Ce qui nous permet de dire quelques mots sur l’extraordinaire bande originale signée Justin Hurwitz. Oui celui-là même qui a remporté deux Oscars en 2017 dans les catégories meilleure chanson originale (City of Stars) et meilleure musique de film avec La La Land. Oui celui-là même qui a composé toutes les musiques des films de Chazelle, son pote depuis Harvard. La force de sa partition ici est son côté entêtant, métronomique à la limite obsessionnel pouvant aller jusqu’au rejet. Mais au fur et à mesure que l’histoire et le film avancent, mutent et s’invitent définitivement dans votre panthéon intime, une note ou deux s’altèrent pour diffuser une toute autre tonalité. Les rythmes endiablés du début laissent progressivement la place à des appels à l’aide effrénés mâtinés de cuivres omniscients consubstantiels de tragédies inéluctables et endémiques. Ce que personnifie au passage et à merveille le personnage de gangster improbable joué par un Tobey Maguire que l’on n’avait pas vu aussi bon depuis Ice Storm de Ang Lee en 1997 (oui Monsieur).

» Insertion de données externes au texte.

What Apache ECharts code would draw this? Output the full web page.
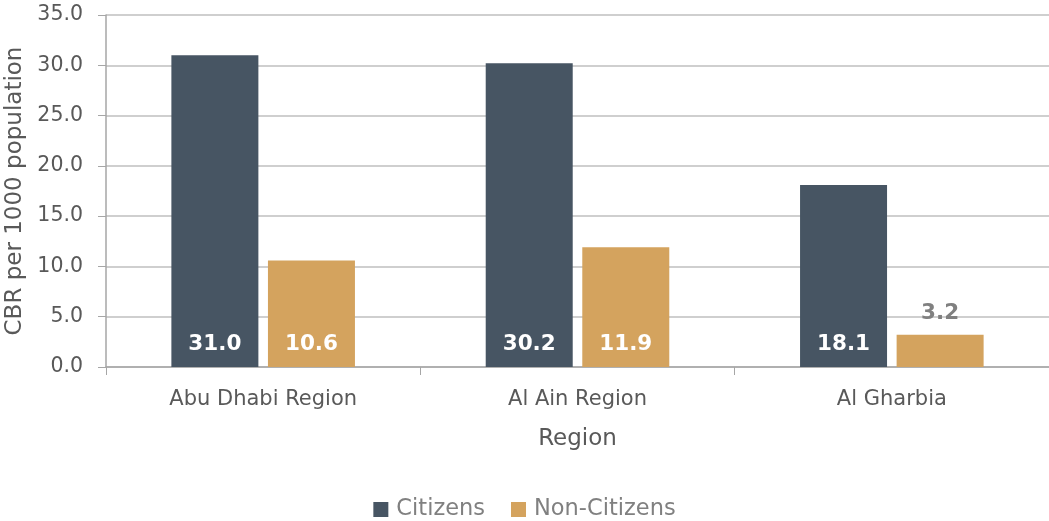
<!DOCTYPE html>
<html lang="en">
<head>
    <meta charset="UTF-8">
    <title>CBR by Region</title>
    <script src="https://cdn.jsdelivr.net/npm/echarts@6/dist/echarts.min.js"></script>
    <style>
        html, body { margin: 0; padding: 0; background: #fff; }
        #chart { width: 1049px; height: 521px; }
    </style>
</head>
<body>
    <div id="chart"></div>
    <script type="text/javascript">
        var regions = ['Abu Dhabi Region', 'Al Ain Region', 'Al Gharbia'];
        var citizens = [31.0, 30.2, 18.1];
        var nonCitizens = [10.6, 11.9, 3.2];
        var seriesNames = ['Citizens', 'Non-Citizens'];

        var font = 'DejaVu Sans';
        var myChart = echarts.init(document.getElementById('chart'));

        // small bars get their label above in grey, like the original
        function labelled(values) {
            return values.map(function (v) {
                if (v < 5) {
                    return {
                        value: v,
                        label: { position: 'top', color: '#808080', distance: 10 }
                    };
                }
                return v;
            });
        }

        var option = {
            animation: false,
            grid: { left: 106, right: 0, top: 15, bottom: 154, outerBoundsMode: 'none' },
            legend: {
                bottom: -5,
                left: 'center',
                itemWidth: 15,
                itemHeight: 15,
                itemGap: 26,
                icon: 'rect',
                textStyle: { fontFamily: font, fontSize: 22.5, color: '#808080', padding: [0, 0, 0, 3] },
                data: seriesNames
            },
            xAxis: {
                type: 'category',
                data: regions,
                name: 'Region',
                nameLocation: 'middle',
                nameGap: 61,
                nameTextStyle: { fontFamily: font, fontSize: 23, color: '#595959' },
                axisLine: { lineStyle: { color: '#a6a6a6', width: 1.5 } },
                axisTick: { show: true, length: 8, lineStyle: { color: '#a6a6a6' } },
                axisLabel: { fontFamily: font, fontSize: 21, color: '#595959', margin: 22 }
            },
            yAxis: {
                type: 'value',
                min: 0,
                max: 35,
                interval: 5,
                name: 'CBR per 1000 population',
                nameLocation: 'middle',
                nameGap: 76,
                nameTextStyle: { fontFamily: font, fontSize: 23, color: '#595959' },
                axisLine: { show: true, lineStyle: { color: '#a6a6a6', width: 1.5 } },
                axisTick: { show: true, length: 8, lineStyle: { color: '#a6a6a6' } },
                splitLine: { lineStyle: { color: '#bfbfbf', width: 1.5 } },
                axisLabel: {
                    fontFamily: font, fontSize: 20.5, color: '#595959', margin: 23,
                    formatter: function (v) { return v.toFixed(1); }
                }
            },
            series: [
                {
                    name: seriesNames[0],
                    type: 'bar',
                    barWidth: 87,
                    barGap: '11%',
                    itemStyle: { color: '#475563' },
                    label: {
                        show: true, position: 'insideBottom', distance: 12,
                        color: '#fff', fontFamily: font, fontWeight: 'bold', fontSize: 21.5,
                        formatter: function (p) { return p.value.toFixed(1); }
                    },
                    data: labelled(citizens)
                },
                {
                    name: seriesNames[1],
                    type: 'bar',
                    barWidth: 87,
                    itemStyle: { color: '#d4a35e' },
                    label: {
                        show: true, position: 'insideBottom', distance: 12,
                        color: '#fff', fontFamily: font, fontWeight: 'bold', fontSize: 21.5,
                        formatter: function (p) { return p.value.toFixed(1); }
                    },
                    data: labelled(nonCitizens)
                }
            ]
        };
        myChart.setOption(option);
    </script>
</body>
</html>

C’est donc peu de dire que l’on n’a pas fini de (re)découvrir Babylon à l’avenir tant il recèle en son sein des strates de lecture, de perception et de plaisir de cinéma (mais pas que) insoupçonnées aujourd’hui. Il nous a par exemple donné envie de revoir Good Morning Babilonia (1986) des frères Taviani dans cette propension à revisiter les « contes et légendes » du Hollywood faussement virginal. Quant à Damien Chazelle, il s’inscrit dorénavant tout en haut de la pyramide de ces cinéastes démiurges de ce début de siècle parmi lesquels on trouve Christopher Nolan ou encore Denis Villeneuve.

Babylon (2022) de Damien Chazelle – 3h09 (Paramount Pictures France) – 18 janvier 2023

Résumé : Los Angeles des années 1920. Récit d’une ambition démesurée et d’excès les plus fous, Babylon retrace l’ascension et la chute de différents personnages lors de la création d’Hollywood, une ère de décadence et de dépravation sans limites.